Tuesday 16 February 2021

Originally broadcast on CHED radio - Date unknown

I was watching a motion picture the other night, on the Arctic. There were some pretty exciting shots of giant icebergs. I watched those massive pieces of ice and I thought how very much they are like humans. One third of an iceberg is visible to the eye. The other two thirds you cannot see. 

In dealing with people, and trying to evaluate them, most of us make the great mistake of assuming that the one third we see of a person is the entire person. This just isn't so. Most of us live behind a front. We act and we are what people expect us to be, but there is always that two thirds of a person that is below the surface, out of sight, and strangely enough, the part you can't see is the important part. I don't know why we bury so much of ourselves out of sight. I guess it is because we realize that only so much of ourselves is public property. There are only so many things that people can do for us; there is only so much help they can give.
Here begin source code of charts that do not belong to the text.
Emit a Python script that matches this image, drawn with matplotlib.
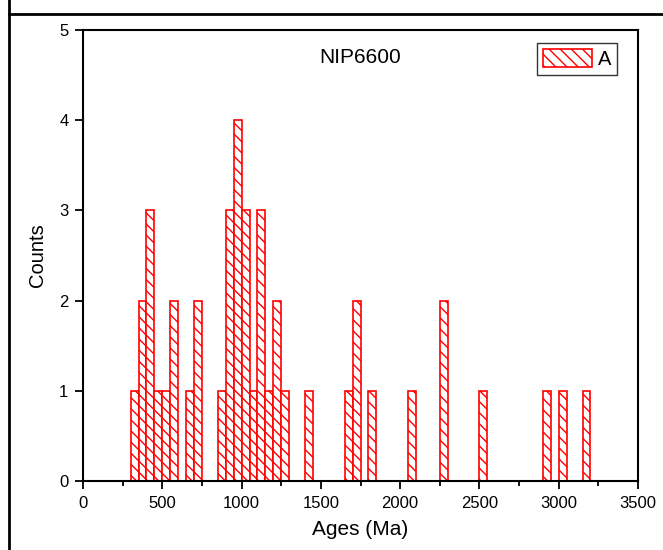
import matplotlib
matplotlib.use("Agg")
import matplotlib.pyplot as plt
from matplotlib.lines import Line2D
from matplotlib.ticker import MultipleLocator

plt.rcParams['font.family'] = ['Liberation Sans', 'DejaVu Sans']
plt.rcParams['hatch.color'] = 'red'
plt.rcParams['hatch.linewidth'] = 1.0

# Histogram bins (left edges, Ma) and counts
bin_left = [300, 350, 400, 450, 500, 550, 650, 700,
            850, 900, 950, 1000, 1050, 1100, 1150, 1200, 1250,
            1400, 1650, 1700, 1800, 2050, 2250, 2500, 2900, 3000, 3150]
counts = [1, 2, 3, 1, 1, 2, 1, 2,
          1, 3, 4, 3, 1, 3, 1, 2, 1,
          1, 1, 2, 1, 1, 2, 1, 1, 1, 1]
bin_width = 50
sample_name = "NIP6600"
series_label = "A"
x_ticks = [0, 500, 1000, 1500, 2000, 2500, 3000, 3500]
y_ticks = [0, 1, 2, 3, 4, 5]

fig = plt.figure(figsize=(6.63, 5.5), dpi=100)
ax = fig.add_axes([83/663, 1-481/550, (638-83)/663, (481-30)/550])

ax.bar(bin_left, counts, width=bin_width, align='edge',
       facecolor='white', edgecolor='red', hatch='\\\\\\', linewidth=1.2,
       label=series_label)

ax.set_xlim(0, 3500)
ax.set_ylim(0, 5)
ax.set_xticks(x_ticks)
ax.set_yticks(y_ticks)
ax.xaxis.set_minor_locator(MultipleLocator(250))
ax.tick_params(axis='both', which='major', direction='out', length=5.5, width=1.3,
               labelsize=12, top=False, right=False, pad=5)
ax.tick_params(axis='x', which='minor', direction='out', length=3.5, width=1.3)
for s in ax.spines.values():
    s.set_linewidth(1.5)

ax.set_xlabel("Ages (Ma)", fontsize=15, labelpad=7)
ax.set_ylabel("Counts", fontsize=14.5, labelpad=9)
ax.text(0.5, 0.94, sample_name, transform=ax.transAxes, ha='center', va='center',
        fontsize=15)

leg = ax.legend(loc='upper right', bbox_to_anchor=((617-83)/555, (481-43)/451),
                borderaxespad=0, fontsize=14.5,
                frameon=True, fancybox=False, edgecolor='black',
                handlelength=2.4, handleheight=1.0, borderpad=0.3,
                handletextpad=0.3)
leg.get_frame().set_linewidth(1.0)

# outer table-like border lines
fig.add_artist(Line2D([9/663, 9/663], [0, 1], transform=fig.transFigure,
                      color='black', linewidth=2))
fig.add_artist(Line2D([9/663, 1], [1-14/550, 1-14/550], transform=fig.transFigure,
                      color='black', linewidth=2))

fig.savefig("out.png", dpi=100)
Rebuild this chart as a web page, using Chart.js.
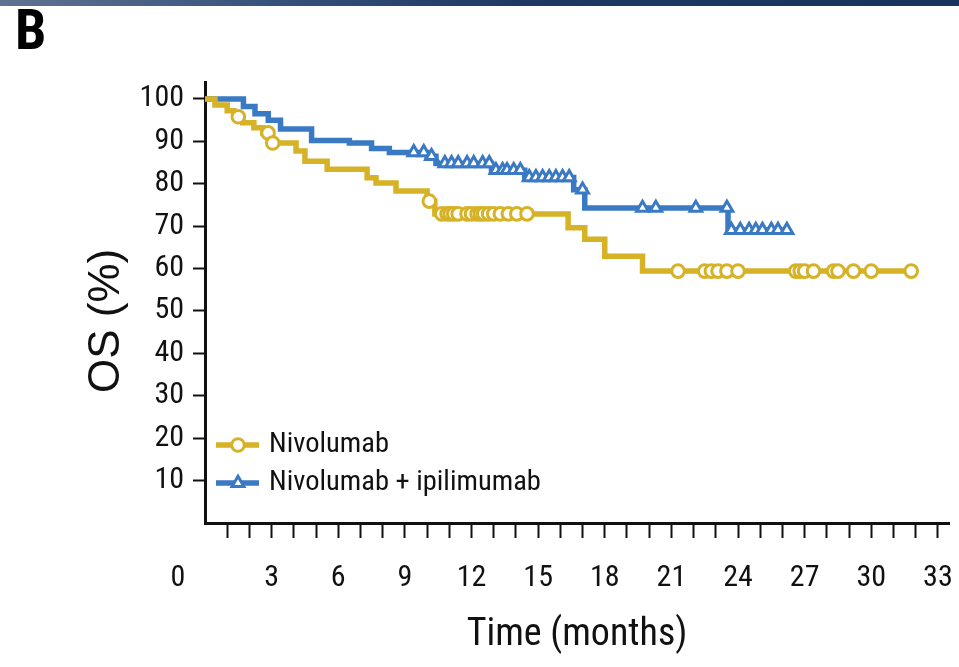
<!DOCTYPE html>
<html>
<head>
<meta charset="utf-8">
<script src="https://cdn.jsdelivr.net/npm/chart.js@4.4.1/dist/chart.umd.min.js"></script>
<style>
html,body{margin:0;padding:0;background:#fff;}
#wrap{position:relative;width:959px;height:667px;overflow:hidden;background:#fff;}
#bar{position:absolute;left:0;top:0;width:959px;height:6px;background:linear-gradient(to right,#5f7292 0%,#34507a 30%,#1d3862 55%,#18335b 100%);}
#panel{position:absolute;left:15px;top:4px;font:bold 56px 'Roboto Condensed','Liberation Sans',sans-serif;color:#000;line-height:52px;}
canvas{position:absolute;left:0;top:0;}
</style>
</head>
<body>
<div id="wrap">
  <canvas id="c" width="959" height="667"></canvas>
  <div id="bar"></div>
  <div id="panel">B</div>
</div>
<script>
// ---- data ----
const seriesNames = ['Nivolumab', 'Nivolumab + ipilimumab'];

const nivoTimes = [0, 0.45, 1.0, 1.3, 1.7, 2.2, 2.6, 2.95, 4.1, 4.5, 5.5, 7.3, 7.7, 8.6, 10.0, 10.35, 16.35, 17.1, 18.0, 19.7, 31.8];
const nivoOS    = [100, 98.6, 97.2, 95.8, 94.4, 93.2, 92.0, 89.6, 87.7, 85.3, 83.4, 81.4, 80.2, 78.3, 75.9, 72.9, 69.6, 66.9, 62.9, 59.4, 59.4];

const nivoCensorTimes = [1.5, 2.84, 3.05, 10.1, 10.66, 10.9, 11.04, 11.2, 11.4, 11.8, 12.0, 12.25, 12.4, 12.55, 12.77, 13.0, 13.3, 13.66, 14.04, 14.5,
                         21.3, 22.5, 22.8, 23.1, 23.5, 24.0, 26.6, 26.8, 27.0, 27.4, 28.3, 28.5, 29.2, 30.0, 31.8];
const nivoCensorOS    = [95.8, 92.0, 89.6, 75.9, 72.9, 72.9, 72.9, 72.9, 72.9, 72.9, 72.9, 72.9, 72.9, 72.9, 72.9, 72.9, 72.9, 72.9, 72.9, 72.9,
                         59.4, 59.4, 59.4, 59.4, 59.4, 59.4, 59.4, 59.4, 59.4, 59.4, 59.4, 59.4, 59.4, 59.4, 59.4];

const comboTimes = [0, 1.73, 2.25, 2.85, 3.4, 4.8, 6.5, 7.5, 8.3, 10.0, 10.4, 12.9, 14.4, 16.6, 17.1, 23.55, 26.2];
const comboOS    = [100, 98.2, 96.5, 95.0, 92.9, 90.2, 89.6, 88.3, 87.4, 86.5, 84.8, 83.2, 81.5, 78.6, 74.3, 69.1, 69.1];

const comboCensorTimes = [9.4, 9.85, 10.2, 10.8, 11.1, 11.4, 11.8, 12.1, 12.5, 12.8, 13.1, 13.4, 13.6, 13.9, 14.2,
                          14.6, 14.9, 15.2, 15.5, 15.8, 16.1, 16.4, 17.0, 19.7, 20.3, 22.1, 23.5,
                          23.7, 24.1, 24.5, 24.8, 25.1, 25.5, 25.8, 26.2];
const comboCensorOS    = [87.4, 87.4, 86.5, 84.8, 84.8, 84.8, 84.8, 84.8, 84.8, 84.8, 83.2, 83.2, 83.2, 83.2, 83.2,
                          81.5, 81.5, 81.5, 81.5, 81.5, 81.5, 81.5, 78.6, 74.3, 74.3, 74.3, 74.3,
                          69.1, 69.1, 69.1, 69.1, 69.1, 69.1, 69.1, 69.1];

const xTicks = [1,2,3,4,5,6,7,8,9,10,11,12,13,14,15,16,17,18,19,20,21,22,23,24,25,26,27,28,29,30,31,32,33];
const xTickLabels = [3,6,9,12,15,18,21,24,27,30,33];
const originLabel = '0';
const yTicks = [10,20,30,40,50,60,70,80,90,100];
const xTitle = 'Time (months)';
const yTitle = 'OS (%)';

// ---- styles ----
const FONT = "'Roboto Condensed','Liberation Sans',sans-serif";
const TITLE_FONT_Y = "'Liberation Sans','Roboto Condensed',sans-serif";
const YELLOW = '#D6B226';
const BLUE = '#3A79C3';
const INK = '#111';

function pts(xs, ys){ return xs.map((x,i)=>({x:x, y:ys[i]})); }

const legendPlugin = {
  id: 'kmLegend',
  afterDraw(chart){
    const ctx = chart.ctx;
    const rows = [
      {label: seriesNames[0], color: YELLOW, style: 'circle', r: 6.3, y: 445},
      {label: seriesNames[1], color: BLUE, style: 'triangle', r: 6.8, y: 483}
    ];
    ctx.save();
    rows.forEach(r=>{
      ctx.strokeStyle = r.color; ctx.lineWidth = 5.5; ctx.lineCap = 'butt';
      ctx.beginPath(); ctx.moveTo(216, r.y); ctx.lineTo(259, r.y); ctx.stroke();
      ctx.fillStyle = '#fff'; ctx.strokeStyle = r.color; ctx.lineWidth = 3;
      Chart.helpers.drawPoint(ctx, {pointStyle: r.style, radius: r.r, borderWidth: 3, rotation: 0}, 238, r.y);
      ctx.fillStyle = INK; ctx.font = "28.5px " + FONT; ctx.textBaseline = 'middle'; ctx.textAlign = 'left';
      ctx.fillText(r.label, 269, r.y);
    });
    ctx.restore();
  }
};

const originPlugin = {
  id: 'originLabel',
  afterDraw(chart){
    const xs = chart.scales.x;
    const items = xs.getLabelItems();
    const ref = items.find(it => it.label === '3') || items[0];
    const ctx = chart.ctx;
    ctx.save();
    ctx.fillStyle = INK;
    ctx.font = ref.font.string;
    ctx.textAlign = 'center';
    ctx.textBaseline = ref.options.textBaseline;
    ctx.fillText(originLabel, xs.getPixelForValue(0) - 27, ref.options.translation[1] + ref.textOffset);
    ctx.restore();
  }
};

new Chart(document.getElementById('c'), {
  type: 'scatter',
  data: {
    datasets: [
      {type:'line', label: seriesNames[0], data: pts(nivoTimes, nivoOS), stepped: true, showLine: true,
       borderColor: YELLOW, borderWidth: 5.5, pointRadius: 0, fill: false, borderJoinStyle: 'miter', order: 2},
      {type:'line', label: seriesNames[1], data: pts(comboTimes, comboOS), stepped: true, showLine: true,
       borderColor: BLUE, borderWidth: 5.5, pointRadius: 0, fill: false, borderJoinStyle: 'miter', order: 3},
      {type:'scatter', label: seriesNames[0] + ' censored', data: pts(nivoCensorTimes, nivoCensorOS),
       pointStyle: 'circle', pointRadius: 6.3, pointBorderWidth: 3, pointBorderColor: YELLOW, pointBackgroundColor: '#fff', order: 0},
      {type:'scatter', label: seriesNames[1] + ' censored', data: pts(comboCensorTimes, comboCensorOS),
       pointStyle: 'triangle', pointRadius: 6.8, pointBorderWidth: 3, pointBorderColor: BLUE, pointBackgroundColor: '#fff', order: 1}
    ]
  },
  options: {
    responsive: false,
    animation: false,
    layout: {padding: {top: 82, right: 10, left: 0, bottom: 0}},
    plugins: {legend: {display: false}, tooltip: {enabled: false}},
    scales: {
      x: {
        type: 'linear', min: 0, max: 33.5,
        afterBuildTicks: s => { s.ticks = xTicks.map(v => ({value: v})); },
        afterFit: s => { s.height = 144; s.paddingLeft = 0; s.paddingRight = 0; },
        ticks: {autoSkip: false, maxRotation: 0, includeBounds: false, padding: 22, color: INK,
                font: {family: FONT, size: 30},
                callback: v => xTickLabels.includes(v) ? String(v) : ''},
        grid: {drawOnChartArea: false, drawTicks: true, tickLength: 15, tickWidth: 2, tickColor: INK},
        border: {display: true, color: INK, width: 3},
        title: {display: true, text: xTitle, color: INK, font: {family: FONT, size: 38}, padding: {top: 0, bottom: 9}}
      },
      y: {
        type: 'linear', min: 0, max: 104,
        afterBuildTicks: s => { s.ticks = yTicks.map(v => ({value: v})); },
        afterFit: s => { s.width = 205; s.paddingTop = 0; s.paddingBottom = 0; },
        ticks: {padding: 9, color: INK, font: {family: FONT, size: 30}, callback: v => String(v)},
        grid: {drawOnChartArea: false, drawTicks: true, tickLength: 12, tickWidth: 2, tickColor: INK},
        border: {display: true, color: INK, width: 3},
        title: {display: true, text: yTitle + '   ', color: INK, font: {family: TITLE_FONT_Y, size: 44}, padding: {top: 80, bottom: 0}}
      }
    }
  },
  plugins: [legendPlugin, originPlugin]
});
</script>
</body>
</html>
From there on, it's up to us. Each of us has to deal with the problems that are hidden away out of sight. They are our own personal private concern, and must be worked out often painfully in the quiet turning of our own considered judgment. The next time you are tempted to make a snap a valuation of a person or a situation, remember that you are seeing only the one thirds that rides above the surface. Don't jump to conclusions on the basis of the one third of the situation you see. It would be a much happier and more harmonious world if we could treat our fellow man as we treat the forbidding icebergs, if we could show a little respect for the two thirds of each individual which must of necessity stay out of sight.